Higher Prices for Texas Electricity: What A New Report Recommends
With warnings piling up that Texas could face power blackouts this summer, a consulting group gave its support to the Texas Public Utility Commission’s (PUC) proposal to dramatically increase the cap on the wholesale price of electricity during critical, high demand times. The idea is to make Texas a more profitable electricity market so investors will be willing to fund construction of new power plants.
The Brattle Group report to the Electric Reliability Council of Texas (ERCOT) recommends tripling the maximum wholesale price “from the current $3,000 to $9000…but impose this price cap only in extreme scarcity events,” said the report.
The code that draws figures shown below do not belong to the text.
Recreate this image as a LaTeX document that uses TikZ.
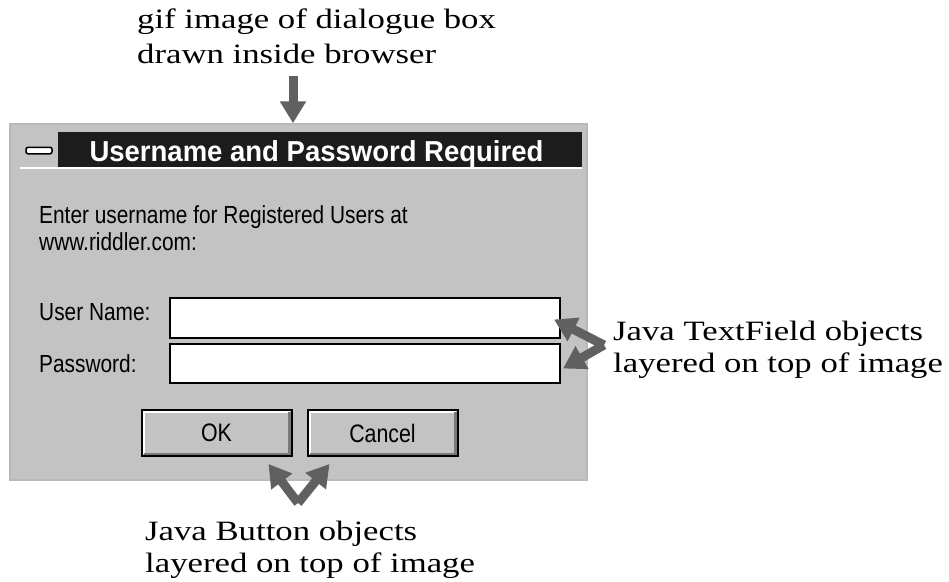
\documentclass[tikz,border=0pt]{standalone}
\usepackage{fontspec}
\usepackage{graphicx}
\setmainfont{Liberation Serif}
\setsansfont{Liberation Sans}
\usetikzlibrary{arrows.meta}
\definecolor{dlgbg}{HTML}{C3C3C3}
\definecolor{arrgray}{HTML}{606060}
\definecolor{titlebg}{HTML}{1C1C1C}
\definecolor{shadow}{HTML}{7A7A7A}
\newcommand\widetext[1]{\scalebox{1.24}[1]{#1}}
\newcommand\talltext[1]{\scalebox{0.97}[1.15]{#1}}
\begin{document}
\begin{tikzpicture}[x=1pt,y=-1pt,
  note/.style={font=\fontsize{28}{33}\selectfont, anchor=base west, inner sep=0pt},
  dlgtext/.style={font=\sffamily\fontsize{21.5}{25}\selectfont, anchor=base west, inner sep=0pt},
  fatarrow/.style={draw=arrgray, line width=9pt, -{Triangle[length=22pt,width=25pt]}},
  field/.style={draw=black, line width=2pt, fill=white, minimum width=390pt, inner sep=0pt},
  button/.style={draw=black, line width=2pt, fill=dlgbg, minimum width=150pt, minimum height=46pt, inner sep=0pt, font=\sffamily\fontsize{22}{25}\selectfont},
]
\useasboundingbox (0,0) rectangle (949,581);

% dialog
\node[draw=gray!55, line width=1.5pt, fill=dlgbg, minimum width=577pt, minimum height=356pt, inner sep=0pt] (dlg) at (298.5,302) {};
\node[fill=titlebg, minimum width=524pt, minimum height=37pt, inner sep=0pt] (title) at (320,150.5) {};
\node[fill=dlgbg, minimum width=38pt, minimum height=37pt, inner sep=0pt] (menu) at (39,150.5) {};
\node[draw=black, fill=white, rounded corners=2pt, minimum width=26pt, minimum height=6.5pt, inner sep=0pt, line width=1.5pt] (dash) at (menu.center) {};
\draw[white, line width=1.5pt] ([yshift=1pt]menu.south west) -- ([yshift=1pt]title.south east);
\node[font=\sffamily\bfseries\fontsize{27.5}{30}\selectfont, text=white, anchor=base, inner sep=0pt] (ttext) at (316.5,161) {\scalebox{1}[1.05]{Username and Password Required}};

\node[dlgtext] (enter) at (39,223) {\talltext{Enter username for Registered Users at}};
\node[dlgtext] (www) at (39,250) {\talltext{www.riddler.com:}};
\node[dlgtext] (uname) at (39,320) {\talltext{User Name:}};
\node[dlgtext] (pwd) at (39,372) {\talltext{Password:}};

\node[field, minimum height=40pt] (f1) at (365,317.5) {};
\node[field, minimum height=39pt] (f2) at (365,363.5) {};

\node[button] (ok) at (216.5,433) {\talltext{OK}};
\node[button] (cancel) at (382.5,433) {\talltext{Cancel}};
\foreach \b in {ok,cancel}{
  \draw[white, line width=2pt] ([shift={(3,-3)}]\b.south west) -- ([shift={(3,3)}]\b.north west) -- ([shift={(-3,3)}]\b.north east);
  \draw[shadow, line width=2.5pt] ([shift={(-3,3)}]\b.north east) -- ([shift={(-3,-3)}]\b.south east) -- ([shift={(3,-3)}]\b.south west);
}

% arrows
\coordinate (topstart) at (293,76);
\draw[fatarrow] (topstart) -- (topstart |- dlg.north);
\coordinate (rv) at (604,345);
\draw[fatarrow] (rv) -- ([shift={(-7,2)}]f1.east);
\draw[fatarrow] (rv) -- ([shift={(2,5)}]f2.east);
\coordinate (bv) at (298,503);
\draw[fatarrow] (bv) -- ([shift={(-24,7)}]ok.south east);
\draw[fatarrow] (bv) -- ([shift={(23,7)}]cancel.south west);

% notes
\node[note] (top1) at (137,28) {\widetext{gif image of dialogue box}};
\node[note] (top2) at (137,63) {\widetext{drawn inside browser}};
\node[note] (r1) at (613,340) {\widetext{Java TextField objects}};
\node[note] (r2) at (613,372) {\widetext{layered on top of image}};
\node[note] (b1) at (145,540) {\widetext{Java Button objects}};
\node[note] (b2) at (145,572) {\widetext{layered on top of image}};
\end{tikzpicture}
\end{document}
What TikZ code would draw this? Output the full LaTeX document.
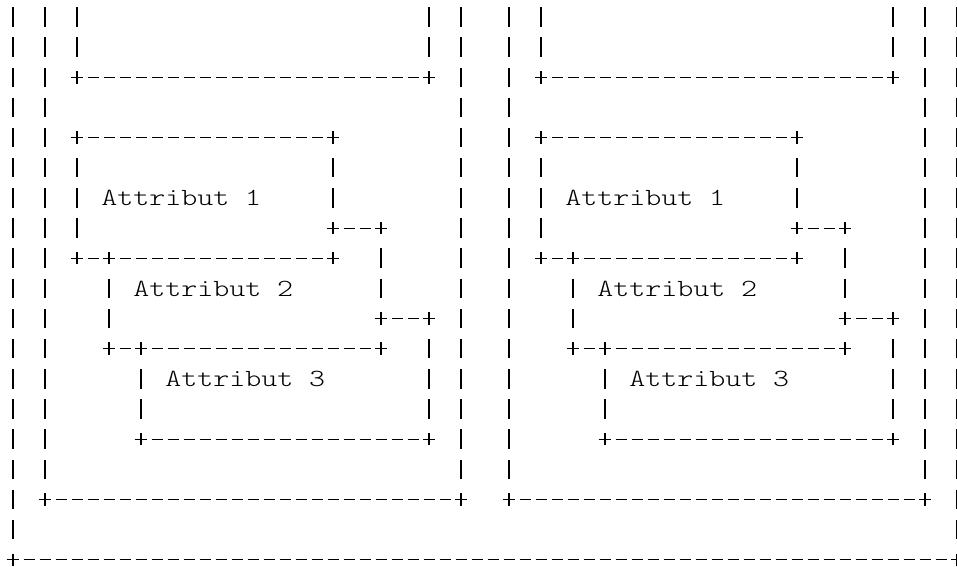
\documentclass[tikz,border=0pt]{standalone}
\usepackage{fontspec}
\newfontfamily\monolight{lmmonolt10-regular.otf}

\tikzset{
  hdash/.style={line width=0.8pt, dash pattern=on 8.25pt off 3.75pt,
    shorten <=7.875pt, shorten >=7.875pt},
  vdash/.style={line width=0.8pt, dash pattern=on 14.6pt off 8.0125pt,
    shorten <=15.3125pt, shorten >=15.3125pt},
  attrtext/.style={anchor=base west, inner sep=0pt,
    font=\monolight\fontsize{18.5}{22}\selectfont},
  pics/asciiplus/.style={code={
    \draw[line width=0.8pt] (-4.75pt,0) -- (4.75pt,0) (0,-4.65pt) -- (0,4.65pt);}}
}
\newcommand\wideattr[1]{\scalebox{1.2355}[1]{#1}}

\begin{document}
\begin{tikzpicture}[x=12pt, y=-22.6125pt]
    \useasboundingbox (-0.8125,-0.564) rectangle (59,18.21);

    % outer frame
    \draw[vdash] (0,-1) -- (0,18);
    \draw[vdash] (59,-1) -- (59,18);
    \draw[hdash] (0,18) -- (59,18);
    \pic at (0,18) {asciiplus};
    \pic at (59,18) {asciiplus};

    % two identical blocks
    \foreach \dx in {0,29}{
      \begin{scope}[shift={(\dx,0)}]
        \foreach \col/\ra/\rb in {2/-1/16, 28/-1/16, 4/-1/2, 26/-1/2, 4/4/8,
                                  20/4/7, 23/7/10, 6/8/11, 26/10/14, 8/11/14}
          \draw[vdash] (\col,\ra) -- (\col,\rb);
        \foreach \rw/\ca/\cb in {2/4/26, 16/2/28, 4/4/20, 7/20/23, 8/4/20,
                                 10/23/26, 11/6/23, 14/8/26}
          \draw[hdash] (\ca,\rw) -- (\cb,\rw);
        \foreach \col/\rw in {4/2, 26/2, 2/16, 28/16, 4/4, 20/4, 4/8, 6/8, 20/8,
                              20/7, 23/7, 23/10, 26/10, 6/11, 8/11, 23/11, 8/14, 26/14}
          \pic at (\col,\rw) {asciiplus};

        \node[attrtext] (attr1-\dx) at (5.5,6.265) {\wideattr{Attribut 1}};
        \node[attrtext] (attr2-\dx) at (7.5,9.265) {\wideattr{Attribut 2}};
        \node[attrtext] (attr3-\dx) at (9.5,12.265) {\wideattr{Attribut 3}};
      \end{scope}
    }
\end{tikzpicture}
\end{document}
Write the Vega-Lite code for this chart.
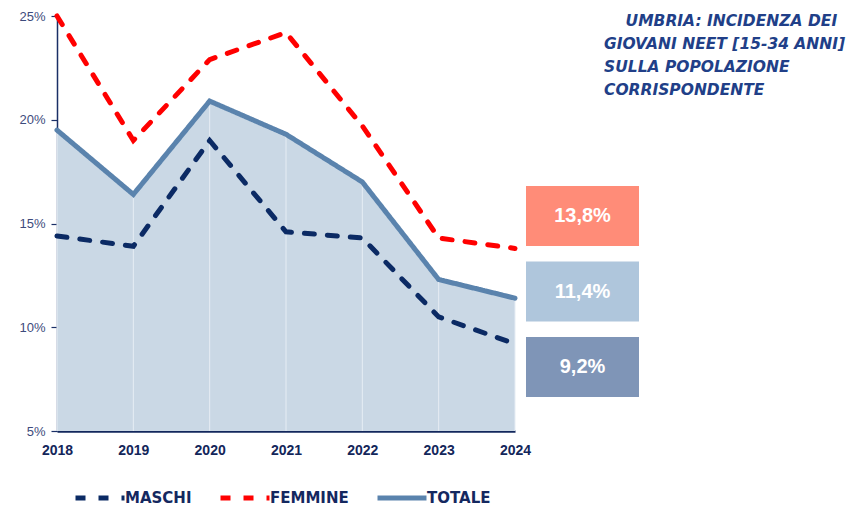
{
  "$schema": "https://vega.github.io/schema/vega-lite/v6.json",
  "background": "white",
  "padding": {"left": 18, "top": 6, "right": 5, "bottom": 5},
  "bounds": "flush",
  "spacing": 11,
  "config": {
    "view": {"stroke": null},
    "font": "Liberation Sans"
  },
  "data": {
    "values": [
      {"year": 2018, "serie": "MASCHI", "value": 14.4},
      {"year": 2019, "serie": "MASCHI", "value": 13.9},
      {"year": 2020, "serie": "MASCHI", "value": 19.0},
      {"year": 2021, "serie": "MASCHI", "value": 14.6},
      {"year": 2022, "serie": "MASCHI", "value": 14.3},
      {"year": 2023, "serie": "MASCHI", "value": 10.5},
      {"year": 2024, "serie": "MASCHI", "value": 9.2},
      {"year": 2018, "serie": "FEMMINE", "value": 25.0},
      {"year": 2019, "serie": "FEMMINE", "value": 19.0},
      {"year": 2020, "serie": "FEMMINE", "value": 22.9},
      {"year": 2021, "serie": "FEMMINE", "value": 24.2},
      {"year": 2022, "serie": "FEMMINE", "value": 19.7},
      {"year": 2023, "serie": "FEMMINE", "value": 14.3},
      {"year": 2024, "serie": "FEMMINE", "value": 13.8},
      {"year": 2018, "serie": "TOTALE", "value": 19.5},
      {"year": 2019, "serie": "TOTALE", "value": 16.4},
      {"year": 2020, "serie": "TOTALE", "value": 20.9},
      {"year": 2021, "serie": "TOTALE", "value": 19.3},
      {"year": 2022, "serie": "TOTALE", "value": 17.0},
      {"year": 2023, "serie": "TOTALE", "value": 12.3},
      {"year": 2024, "serie": "TOTALE", "value": 11.4}
    ]
  },
  "resolve": {"scale": {"x": "independent", "y": "independent", "color": "independent", "strokeDash": "independent"}},
  "hconcat": [
    {
      "width": 458,
      "height": 415,
      "encoding": {
        "x": {
          "field": "year", "type": "ordinal",
          "scale": {"type": "point", "padding": 0},
          "axis": {
            "title": null, "labelAngle": 0, "ticks": false, "grid": false,
            "domainColor": "#12275c", "domainWidth": 2.5,
            "labelFont": "Liberation Sans", "labelFontWeight": "bold", "labelFontSize": 14,
            "labelColor": "#13265a", "labelPadding": 12
          }
        },
        "y": {
          "field": "value", "type": "quantitative",
          "scale": {"domain": [5, 25], "zero": false, "nice": false},
          "axis": {
            "title": null, "values": [5, 10, 15, 20, 25], "grid": false,
            "labelExpr": "datum.value + '%'",
            "domainColor": "#1a2f66", "domainWidth": 1.5,
            "tickColor": "#1a2f66", "tickSize": 6, "tickWidth": 1.2,
            "labelColor": "#3d4b7c", "labelFontSize": 13, "labelPadding": 6
          }
        }
      },
      "layer": [
        {
          "transform": [{"filter": "datum.serie === 'TOTALE'"}],
          "mark": {"type": "area", "color": "#cad8e5"},
          "encoding": {"y2": {"datum": 5}}
        },
        {
          "transform": [{"filter": "datum.serie === 'TOTALE'"}],
          "mark": {"type": "rule", "color": "#e6edf4", "strokeWidth": 1},
          "encoding": {"y2": {"datum": 5}}
        },
        {
          "mark": {"type": "line", "strokeWidth": 5, "strokeCap": "round", "strokeJoin": "miter"},
          "encoding": {
            "color": {
              "field": "serie", "type": "nominal",
              "scale": {"domain": ["MASCHI", "FEMMINE", "TOTALE"], "range": ["#0b2a64", "#ff0000", "#5a83ad"]},
              "legend": {
                "title": null, "orient": "none", "legendX": 16, "legendY": 455, "direction": "horizontal",
                "gridAlign": "none",
                "symbolType": "stroke", "symbolStrokeWidth": 5, "symbolSize": 2400,
                "labelFont": "DejaVu Sans", "labelFontWeight": "bold", "labelFontSize": 15,
                "labelColor": "#14285f", "labelOffset": -2, "columnPadding": 18
              }
            },
            "strokeDash": {
              "field": "serie", "type": "nominal",
              "scale": {"domain": ["MASCHI", "FEMMINE", "TOTALE"], "range": [[10, 13], [10, 13], [1, 0]]},
              "legend": {"title": null, "orient": "none", "legendX": 16, "legendY": 455, "direction": "horizontal"}
            },
            "order": {"field": "serie", "sort": "descending"}
          }
        }
      ]
    },
    {
      "width": 113,
      "height": 415,
      "title": {
        "text": ["\u200b\u00a0\u00a0\u00a0\u00a0UMBRIA: INCIDENZA DEI", "GIOVANI NEET [15-34 ANNI]", "SULLA POPOLAZIONE", "CORRISPONDENTE"],
        "anchor": "start", "frame": "group", "dx": 78, "dy": 86,
        "font": "DejaVu Sans", "fontSize": 15.5, "fontStyle": "italic", "fontWeight": "bold", "color": "#213f88",
        "lineHeight": 23
      },
      "transform": [
        {"filter": "datum.year === 2024"},
        {"calculate": "replace(format(datum.value, '.1f'), '.', ',') + '%'", "as": "label"}
      ],
      "encoding": {
        "y": {
          "field": "serie", "type": "nominal",
          "scale": {"domain": ["FEMMINE", "TOTALE", "MASCHI"], "range": [170, 381], "paddingInner": 0.205, "paddingOuter": 0},
          "axis": null
        }
      },
      "layer": [
        {
          "mark": {"type": "rect"},
          "encoding": {
            "fill": {
              "field": "serie", "type": "nominal",
              "scale": {"domain": ["FEMMINE", "TOTALE", "MASCHI"], "range": ["#ff8c78", "#afc6dc", "#7f95b7"]},
              "legend": null
            }
          }
        },
        {
          "mark": {"type": "text", "color": "white", "fontSize": 20, "fontWeight": "bold"},
          "encoding": {"text": {"field": "label"}}
        }
      ]
    }
  ]
}
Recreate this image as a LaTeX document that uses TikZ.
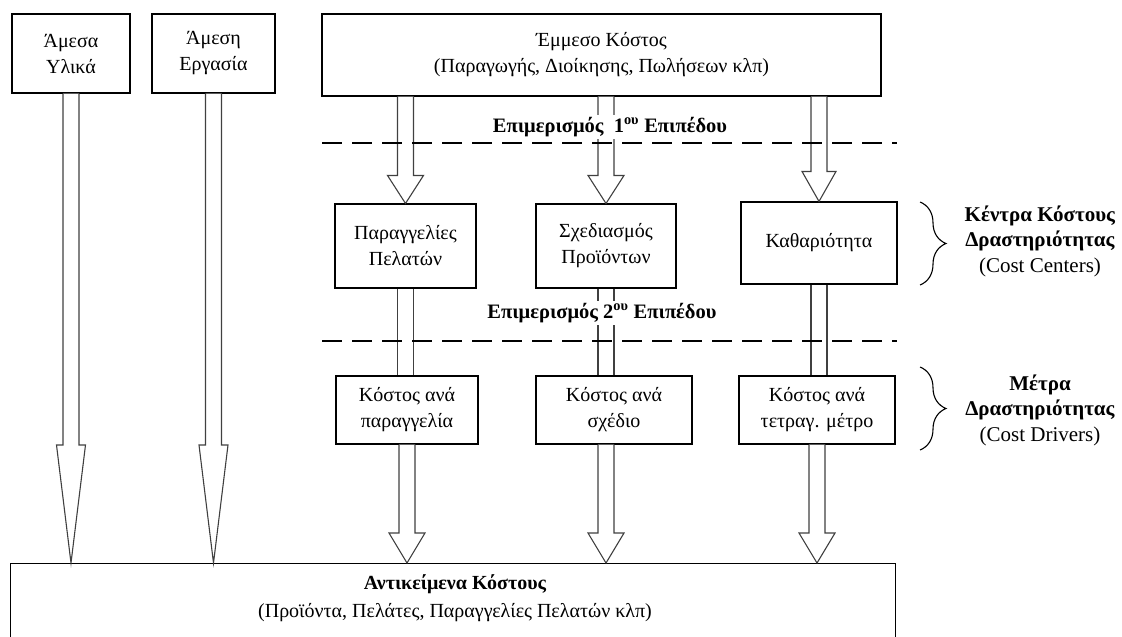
\documentclass[tikz,border=0pt]{standalone}
\usepackage{fontspec}
\setmainfont{Liberation Serif}
\usetikzlibrary{calc, decorations.pathreplacing}

% hollow block arrow: from, to, head length, head half width
\newcommand{\blockarrow}[4]{%
  \draw[arrowline, fill=white] let \p1=(#1), \p2=(#2) in
    (\x1-8pt,\y1) -- (\x1-8pt,\y2+#3) -- (\x1-#4,\y2+#3) -- (\x1,\y2)
    -- (\x1+#4,\y2+#3) -- (\x1+8pt,\y2+#3) -- (\x1+8pt,\y1);}
% open shaft without head
\newcommand{\twinshaft}[2]{%
  \draw[arrowline] let \p1=(#1), \p2=(#2) in
    (\x1-8pt,\y1) -- (\x1-8pt,\y2) (\x1+8pt,\y1) -- (\x1+8pt,\y2);}

\begin{document}
\begin{tikzpicture}[
    x=1pt, y=-1pt,
    font=\fontsize{20}{26}\selectfont,
    costbox/.style={draw=black, line width=1.1pt, align=center, inner sep=2pt},
    arrowline/.style={draw=black!75, line width=1.1pt},
    levelcut/.style={line width=2.2pt, dash pattern=on 20pt off 10pt},
    levellabel/.style={fill=white, font=\fontsize{20.5}{26}\selectfont\bfseries, inner sep=2pt},
    sidebrace/.style={decorate, decoration={brace, amplitude=26pt, aspect=0.5}, line width=1.1pt},
    sidenote/.style={align=center, font=\fontsize{21}{25.5}\selectfont},
]
\useasboundingbox (0,0) rectangle (1122,637);
\clip (0,0) rectangle (1122,637);

% Cost sources
\node[costbox, minimum width=118pt, minimum height=79pt] (matl) at (71,53.5) {Άμεσα\\Υλικά};
\node[costbox, minimum width=123pt, minimum height=79pt] (labour) at (213.5,53.5) {Άμεση\\Εργασία};
\node[costbox, minimum width=559pt, minimum height=82pt] (indirect) at (601.5,55) {Έμμεσο Κόστος\\(Παραγωγής, Διοίκησης, Πωλήσεων κλπ)};

% Cost centers
\node[costbox, minimum width=141pt, minimum height=84pt] (orders) at (405.5,246) {Παραγγελίες\\Πελατών};
\node[costbox, minimum width=140pt, minimum height=84pt] (design) at (606,246) {Σχεδιασμός\\Προϊόντων};
\node[costbox, minimum width=156pt, minimum height=82pt] (clean) at (819,243) {Καθαριότητα};

% Cost drivers
\node[costbox, minimum width=142pt, minimum height=68pt] (perorder) at (407,410) {Κόστος ανά\\παραγγελία};
\node[costbox, minimum width=156pt, minimum height=68pt] (perdesign) at (614,410) {Κόστος ανά\\σχέδιο};
\node[costbox, minimum width=156pt, minimum height=68pt] (perarea) at (817,410) {Κόστος ανά\\τετραγ. μέτρο};

% Cost objects
\node[costbox, anchor=north west, minimum width=885pt, minimum height=100pt] (objects) at (10,563) {};
\node[font=\fontsize{20}{26}\selectfont\bfseries] (objtitle) at (455,584) {Αντικείμενα Κόστους};
\node (objlist) at (455,613) {(Προϊόντα, Πελάτες, Παραγγελίες Πελατών κλπ)};

% Direct costs
\blockarrow{matl.south}{matl.south |- objects.north}{118pt}{14.5pt}
\blockarrow{labour.south}{labour.south |- objects.north}{118pt}{14.5pt}

% First level allocation
\blockarrow{orders.north |- indirect.south}{orders.north}{28pt}{18pt}
\blockarrow{design.north |- indirect.south}{design.north}{28pt}{18pt}
\blockarrow{clean.north |- indirect.south}{clean.north}{30pt}{17pt}

% Second level allocation
\twinshaft{orders.south}{orders.south |- perorder.north}
\twinshaft{design.south}{design.south |- perdesign.north}
\twinshaft{clean.south}{clean.south |- perarea.north}

% To cost objects
\blockarrow{perorder.south}{perorder.south |- objects.north}{30pt}{18pt}
\blockarrow{design.south |- perdesign.south}{design.south |- objects.north}{30pt}{18pt}
\blockarrow{perarea.south}{perarea.south |- objects.north}{30pt}{18pt}

% Level cuts
\coordinate (cut1w) at (322,143);
\coordinate (cut1e) at (897,143);
\coordinate (cut2w) at (322,341);
\coordinate (cut2e) at (897,341);
\draw[levelcut] (cut1w) -- (cut1e);
\draw[levelcut] (cut2w) -- (cut2e);
\node[levellabel] (alloc1) at (610,127) {Επιμερισμός\ \ 1\textsuperscript{ου} Επιπέδου};
\node[levellabel] (alloc2) at (602,313) {Επιμερισμός 2\textsuperscript{ου} Επιπέδου};

% Side notes
\coordinate (brace1top) at (920,202);
\coordinate (brace1bot) at (920,285);
\coordinate (brace2top) at (920,367);
\coordinate (brace2bot) at (920,450);
\draw[sidebrace] (brace1top) -- (brace1bot);
\draw[sidebrace] (brace2top) -- (brace2bot);
\node[sidenote] (centers) at (1040,241) {\textbf{Κέντρα Κόστους}\\\textbf{Δραστηριότητας}\\(Cost Centers)};
\node[sidenote] (drivers) at (1040,410) {\textbf{Μέτρα}\\\textbf{Δραστηριότητας}\\(Cost Drivers)};

\end{tikzpicture}
\end{document}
Those figures are in keeping with what the PUC has proposed and which the commission’s chairman wants to start phasing in this summer.
But the Brattle Group report had a warning:
“…we urge caution about implementing major changes too quickly or without sufficient analytical support or stakeholder consideration. Complex market design changes will likely take more than a year to implement, and market participants need to be allowed ample time to prepare for the implementation of any changes.”
PUC Chairman Donna Nelson said in a statement issued through ERCOT:
“The Brattle Group’s report confirms that we are moving in the right direction. I look forward to reviewing the report fully and discussing next steps with my fellow Commissioners in the coming months.”
Consumer groups, some municipal governments, and some environmental groups counter that higher prices are the last thing Texas needs, pointing out its electricity already costs more than in many of the surrounding states.
The Lone Star Chapter of the Sierra Club said the price cap proposals will hurt residential users:
“The proposal by PUC to raise the maximum bid from $3,000 up to $9,000 for one megawatt hour could put the squeeze on the average Texan’s wallet, costing a household an additional $480 a year in electricity cost. An independent analysis performed on behalf of ERCOT found that raising the maximum cost of one megawatt to $4,500 would raise overall electricity prices by some $15 per month on the average homeowner’s bill, while PUC’s second proposal to raise the maximum bid to $9,000 by 2015 could raise overall prices by $40 dollars on the average bill.”
In a conference call with reporters Friday afternoon, Sam Newell, Principal of The Brattle Group, downplayed the impact on consumers.
“Going to higher caps may sound like it would cost people a lot of money. (But) it does not necessarily cost people more money than having lower caps,” said Newell.
How could that be?
“If you have higher caps, you expect more investment. More investment means you get into scarcity conditions less often. So you’ll get higher prices less often. If you have a lower cap, you’ll have a little less capacity built and so you’ll run into scarcity conditions and high prices more often,” said Newell.
Newell said the benefit to a higher price and more generating capacity is more reliability; that is, less risk of shortages during high demand, hot days.
But will the higher price cap really spur construction of new power plants? Or are investors skittish after power projects in Texas and elsewhere ran into trouble a decade ago?
“In general, I would say the investors were overzealous then, now they’re just being smart,” said Newell.
“If the market signals are right, plenty will come and build.”